10th December 2009 Print

Used car buyers could face a price rise double whammy from 1 January, warns independent car advice site honestjohn.co.uk. As well as the seasonal bounce that traditionally adds £500 to an £8,000 used car in January, today’s confirmation from Chancellor Alistair Darling that VAT will be going back up on January 1st 2010 means used car buyers also face the prospect of paying extra VAT – something that’s often overlooked when buying a second-hand car.

“Many people think that once VAT has been paid on a new car, that's it. No more VAT apart from the VAT on the dealer's profit” explains Dan Harrison, Editor, Honestjohn.co.uk.  “But between 50 and 70 per cent of cars that go into the used market up to four years old are what are known as VAT Qualifying Cars.
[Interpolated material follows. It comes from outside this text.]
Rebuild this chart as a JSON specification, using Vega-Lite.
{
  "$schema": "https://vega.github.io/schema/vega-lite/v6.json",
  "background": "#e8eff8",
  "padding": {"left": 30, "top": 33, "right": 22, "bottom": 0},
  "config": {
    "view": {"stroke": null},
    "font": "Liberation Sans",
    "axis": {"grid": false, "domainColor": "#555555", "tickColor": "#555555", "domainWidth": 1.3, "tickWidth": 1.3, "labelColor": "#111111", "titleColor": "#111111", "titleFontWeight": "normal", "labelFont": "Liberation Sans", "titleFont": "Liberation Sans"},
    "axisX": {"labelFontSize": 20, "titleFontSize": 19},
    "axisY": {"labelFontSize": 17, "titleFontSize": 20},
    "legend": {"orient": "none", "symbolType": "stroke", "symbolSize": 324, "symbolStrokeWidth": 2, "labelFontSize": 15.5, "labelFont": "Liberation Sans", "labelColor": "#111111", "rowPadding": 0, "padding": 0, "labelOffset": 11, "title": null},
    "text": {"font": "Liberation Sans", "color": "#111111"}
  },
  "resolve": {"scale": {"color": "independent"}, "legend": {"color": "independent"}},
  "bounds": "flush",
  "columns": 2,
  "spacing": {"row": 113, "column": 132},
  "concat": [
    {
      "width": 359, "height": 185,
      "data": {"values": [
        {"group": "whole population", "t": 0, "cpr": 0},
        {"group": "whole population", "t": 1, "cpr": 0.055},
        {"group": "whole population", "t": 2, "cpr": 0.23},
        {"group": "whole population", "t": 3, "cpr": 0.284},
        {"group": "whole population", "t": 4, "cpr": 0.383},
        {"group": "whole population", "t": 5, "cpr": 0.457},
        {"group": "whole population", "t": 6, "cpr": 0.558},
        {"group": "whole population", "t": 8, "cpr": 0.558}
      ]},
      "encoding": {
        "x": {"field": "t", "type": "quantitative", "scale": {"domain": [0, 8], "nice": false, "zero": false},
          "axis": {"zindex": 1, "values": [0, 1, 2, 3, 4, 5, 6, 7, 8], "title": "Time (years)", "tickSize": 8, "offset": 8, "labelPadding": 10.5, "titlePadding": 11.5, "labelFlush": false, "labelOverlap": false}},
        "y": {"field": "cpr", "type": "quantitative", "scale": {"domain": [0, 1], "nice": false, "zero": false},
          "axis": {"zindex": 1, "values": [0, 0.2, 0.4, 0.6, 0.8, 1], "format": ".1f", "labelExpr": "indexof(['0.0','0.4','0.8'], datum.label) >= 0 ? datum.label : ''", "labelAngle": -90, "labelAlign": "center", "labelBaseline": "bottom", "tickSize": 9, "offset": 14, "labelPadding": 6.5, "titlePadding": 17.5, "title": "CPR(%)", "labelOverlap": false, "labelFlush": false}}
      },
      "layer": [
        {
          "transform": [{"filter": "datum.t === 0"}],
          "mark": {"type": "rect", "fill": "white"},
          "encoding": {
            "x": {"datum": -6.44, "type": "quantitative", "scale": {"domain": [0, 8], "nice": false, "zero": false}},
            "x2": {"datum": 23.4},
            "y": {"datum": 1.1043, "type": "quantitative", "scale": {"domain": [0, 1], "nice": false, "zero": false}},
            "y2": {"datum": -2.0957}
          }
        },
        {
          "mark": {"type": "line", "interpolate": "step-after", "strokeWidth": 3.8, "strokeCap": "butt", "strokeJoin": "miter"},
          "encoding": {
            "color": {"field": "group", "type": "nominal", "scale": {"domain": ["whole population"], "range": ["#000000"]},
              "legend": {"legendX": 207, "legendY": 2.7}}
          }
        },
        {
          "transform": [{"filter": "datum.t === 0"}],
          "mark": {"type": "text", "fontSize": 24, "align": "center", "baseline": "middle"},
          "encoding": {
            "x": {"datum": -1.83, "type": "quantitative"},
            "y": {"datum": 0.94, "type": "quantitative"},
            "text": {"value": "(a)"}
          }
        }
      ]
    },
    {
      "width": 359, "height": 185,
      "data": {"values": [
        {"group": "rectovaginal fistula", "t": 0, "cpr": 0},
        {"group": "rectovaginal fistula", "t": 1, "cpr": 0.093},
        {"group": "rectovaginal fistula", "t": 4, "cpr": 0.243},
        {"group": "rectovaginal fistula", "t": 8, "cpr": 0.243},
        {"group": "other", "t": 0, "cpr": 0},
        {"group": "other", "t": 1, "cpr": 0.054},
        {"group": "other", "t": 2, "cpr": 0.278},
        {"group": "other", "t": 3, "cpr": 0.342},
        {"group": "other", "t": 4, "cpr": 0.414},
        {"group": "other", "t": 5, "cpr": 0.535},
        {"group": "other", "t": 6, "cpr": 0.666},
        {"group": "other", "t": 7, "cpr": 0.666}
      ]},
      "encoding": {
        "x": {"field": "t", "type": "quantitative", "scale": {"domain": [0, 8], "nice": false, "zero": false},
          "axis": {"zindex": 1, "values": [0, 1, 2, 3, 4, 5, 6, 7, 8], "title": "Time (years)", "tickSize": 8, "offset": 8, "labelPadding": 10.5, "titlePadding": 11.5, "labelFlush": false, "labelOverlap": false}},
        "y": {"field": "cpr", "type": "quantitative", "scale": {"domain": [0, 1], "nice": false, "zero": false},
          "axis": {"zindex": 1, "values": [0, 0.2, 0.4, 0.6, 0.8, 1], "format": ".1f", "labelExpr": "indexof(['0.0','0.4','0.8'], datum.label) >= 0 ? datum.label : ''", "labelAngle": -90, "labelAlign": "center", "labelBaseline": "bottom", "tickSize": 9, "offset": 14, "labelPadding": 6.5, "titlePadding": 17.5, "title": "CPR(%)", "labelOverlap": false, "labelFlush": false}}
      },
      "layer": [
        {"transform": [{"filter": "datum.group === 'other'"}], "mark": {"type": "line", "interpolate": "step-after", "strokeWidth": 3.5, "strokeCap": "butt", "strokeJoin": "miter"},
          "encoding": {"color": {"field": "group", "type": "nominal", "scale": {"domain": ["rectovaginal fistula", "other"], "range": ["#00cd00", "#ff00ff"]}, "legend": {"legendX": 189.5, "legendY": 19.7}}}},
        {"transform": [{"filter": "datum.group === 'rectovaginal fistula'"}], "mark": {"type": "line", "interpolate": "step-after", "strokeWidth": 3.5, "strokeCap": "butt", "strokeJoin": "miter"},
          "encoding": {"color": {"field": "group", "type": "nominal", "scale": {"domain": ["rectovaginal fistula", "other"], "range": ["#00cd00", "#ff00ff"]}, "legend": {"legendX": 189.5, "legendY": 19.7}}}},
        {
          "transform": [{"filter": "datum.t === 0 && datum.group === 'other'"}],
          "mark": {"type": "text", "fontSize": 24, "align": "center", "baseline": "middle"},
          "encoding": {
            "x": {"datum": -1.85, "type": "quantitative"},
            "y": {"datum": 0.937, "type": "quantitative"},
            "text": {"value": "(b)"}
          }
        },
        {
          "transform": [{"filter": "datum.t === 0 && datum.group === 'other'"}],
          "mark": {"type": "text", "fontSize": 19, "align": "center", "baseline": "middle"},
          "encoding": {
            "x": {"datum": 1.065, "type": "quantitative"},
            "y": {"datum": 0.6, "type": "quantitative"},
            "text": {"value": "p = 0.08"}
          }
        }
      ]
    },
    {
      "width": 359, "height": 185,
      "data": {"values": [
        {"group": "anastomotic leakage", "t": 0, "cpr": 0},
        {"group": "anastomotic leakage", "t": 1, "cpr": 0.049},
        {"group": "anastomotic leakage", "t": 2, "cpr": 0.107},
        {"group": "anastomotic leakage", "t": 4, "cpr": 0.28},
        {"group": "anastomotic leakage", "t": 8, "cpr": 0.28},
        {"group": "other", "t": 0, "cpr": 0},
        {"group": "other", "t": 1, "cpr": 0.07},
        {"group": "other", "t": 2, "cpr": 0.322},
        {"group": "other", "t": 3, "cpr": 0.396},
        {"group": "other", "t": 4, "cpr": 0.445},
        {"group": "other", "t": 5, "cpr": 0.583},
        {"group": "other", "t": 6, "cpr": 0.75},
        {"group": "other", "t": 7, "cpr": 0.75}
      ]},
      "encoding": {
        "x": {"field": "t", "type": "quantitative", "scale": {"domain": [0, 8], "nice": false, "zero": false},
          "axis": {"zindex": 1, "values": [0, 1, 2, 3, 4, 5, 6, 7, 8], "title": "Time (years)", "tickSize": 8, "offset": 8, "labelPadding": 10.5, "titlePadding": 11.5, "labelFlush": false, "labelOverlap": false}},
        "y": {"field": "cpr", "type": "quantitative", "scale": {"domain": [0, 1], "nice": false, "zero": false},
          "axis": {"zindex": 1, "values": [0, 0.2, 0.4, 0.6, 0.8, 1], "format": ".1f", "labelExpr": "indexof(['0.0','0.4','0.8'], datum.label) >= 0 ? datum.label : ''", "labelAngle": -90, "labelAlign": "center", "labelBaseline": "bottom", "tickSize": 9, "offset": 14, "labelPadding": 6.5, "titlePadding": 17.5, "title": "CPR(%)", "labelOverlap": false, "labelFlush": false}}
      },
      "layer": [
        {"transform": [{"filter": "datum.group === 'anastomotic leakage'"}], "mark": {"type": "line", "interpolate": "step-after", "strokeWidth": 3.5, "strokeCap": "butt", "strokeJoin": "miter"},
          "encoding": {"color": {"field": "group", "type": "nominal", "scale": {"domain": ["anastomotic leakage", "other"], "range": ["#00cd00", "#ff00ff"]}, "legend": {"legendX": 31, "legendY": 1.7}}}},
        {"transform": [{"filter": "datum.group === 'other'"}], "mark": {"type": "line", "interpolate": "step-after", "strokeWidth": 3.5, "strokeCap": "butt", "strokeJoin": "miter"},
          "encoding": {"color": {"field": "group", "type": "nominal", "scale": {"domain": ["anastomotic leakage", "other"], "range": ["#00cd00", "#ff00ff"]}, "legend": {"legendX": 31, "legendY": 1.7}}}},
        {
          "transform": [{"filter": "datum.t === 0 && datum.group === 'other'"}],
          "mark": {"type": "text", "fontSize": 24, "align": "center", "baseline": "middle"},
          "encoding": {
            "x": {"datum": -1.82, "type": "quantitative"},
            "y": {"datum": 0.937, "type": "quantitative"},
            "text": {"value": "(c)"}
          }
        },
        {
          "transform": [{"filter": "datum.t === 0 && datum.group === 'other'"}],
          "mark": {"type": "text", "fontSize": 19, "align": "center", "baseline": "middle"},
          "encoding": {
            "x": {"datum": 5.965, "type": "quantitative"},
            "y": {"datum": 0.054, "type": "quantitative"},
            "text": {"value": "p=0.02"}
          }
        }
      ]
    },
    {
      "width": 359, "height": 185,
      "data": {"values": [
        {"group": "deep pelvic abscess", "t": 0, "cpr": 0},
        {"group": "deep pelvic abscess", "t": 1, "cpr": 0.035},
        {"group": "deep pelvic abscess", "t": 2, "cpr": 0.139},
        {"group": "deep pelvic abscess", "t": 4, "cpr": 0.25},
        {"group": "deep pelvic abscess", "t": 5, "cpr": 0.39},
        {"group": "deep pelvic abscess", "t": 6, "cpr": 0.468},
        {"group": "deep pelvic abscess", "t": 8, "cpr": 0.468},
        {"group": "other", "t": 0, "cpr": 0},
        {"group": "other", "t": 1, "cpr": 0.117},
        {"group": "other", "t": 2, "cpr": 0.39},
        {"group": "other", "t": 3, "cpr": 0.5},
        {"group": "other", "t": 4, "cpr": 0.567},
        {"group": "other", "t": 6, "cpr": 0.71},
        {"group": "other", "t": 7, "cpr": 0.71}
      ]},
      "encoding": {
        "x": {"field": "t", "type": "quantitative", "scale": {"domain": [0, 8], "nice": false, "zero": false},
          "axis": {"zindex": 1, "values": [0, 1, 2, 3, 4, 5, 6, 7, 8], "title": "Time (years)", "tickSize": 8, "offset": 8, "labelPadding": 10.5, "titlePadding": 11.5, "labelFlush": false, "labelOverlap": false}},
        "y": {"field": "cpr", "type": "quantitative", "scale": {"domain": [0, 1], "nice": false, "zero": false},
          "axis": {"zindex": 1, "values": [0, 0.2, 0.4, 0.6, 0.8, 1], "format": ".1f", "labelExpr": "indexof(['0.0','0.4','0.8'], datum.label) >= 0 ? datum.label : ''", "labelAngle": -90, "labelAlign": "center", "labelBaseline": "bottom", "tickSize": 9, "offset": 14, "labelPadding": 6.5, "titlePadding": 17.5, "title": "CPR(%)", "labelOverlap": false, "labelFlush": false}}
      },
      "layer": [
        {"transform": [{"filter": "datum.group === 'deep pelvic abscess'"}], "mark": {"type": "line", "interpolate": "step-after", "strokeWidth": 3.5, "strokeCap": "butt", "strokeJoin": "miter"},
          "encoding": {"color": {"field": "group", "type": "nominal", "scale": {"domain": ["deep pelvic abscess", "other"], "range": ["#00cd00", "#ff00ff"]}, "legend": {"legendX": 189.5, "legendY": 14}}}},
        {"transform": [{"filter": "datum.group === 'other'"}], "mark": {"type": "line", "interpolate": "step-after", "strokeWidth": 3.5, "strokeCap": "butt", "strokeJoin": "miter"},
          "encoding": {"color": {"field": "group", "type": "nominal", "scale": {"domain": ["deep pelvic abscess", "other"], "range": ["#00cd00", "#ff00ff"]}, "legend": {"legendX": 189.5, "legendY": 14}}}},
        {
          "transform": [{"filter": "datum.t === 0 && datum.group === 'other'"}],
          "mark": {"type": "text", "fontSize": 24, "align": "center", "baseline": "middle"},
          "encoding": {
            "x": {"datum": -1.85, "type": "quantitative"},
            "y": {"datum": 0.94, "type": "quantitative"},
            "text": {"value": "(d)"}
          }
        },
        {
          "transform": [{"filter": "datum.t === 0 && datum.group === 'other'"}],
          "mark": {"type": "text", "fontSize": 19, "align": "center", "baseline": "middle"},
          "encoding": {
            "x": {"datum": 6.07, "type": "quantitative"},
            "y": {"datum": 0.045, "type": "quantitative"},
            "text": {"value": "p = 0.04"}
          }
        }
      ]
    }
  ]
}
“On a new Qualifying car bought as a 'business purchase', for example to be leased or hired, the VAT can be reclaimed by the purchaser.  When the car is re-sold into the trade, the VAT element is itemised and the dealer who buys the car for stock also reclaims the VAT.

“But for the private buyer, there’s no way to recoup the VAT.  And with Alistair Darling confirming today that VAT is going back up to 17.5% on 1st January 2010, combined with the traditional jump in prices in the New Year, that equates to another 2.17% on the price of a used car.  That is, unless dealers are prepared to swallow the VAT increase to win sales.

“So although the pressure will be on personal finances in the run-up to Christmas, it could make huge financial sense to complete that used car purchase now rather than leave it to January.”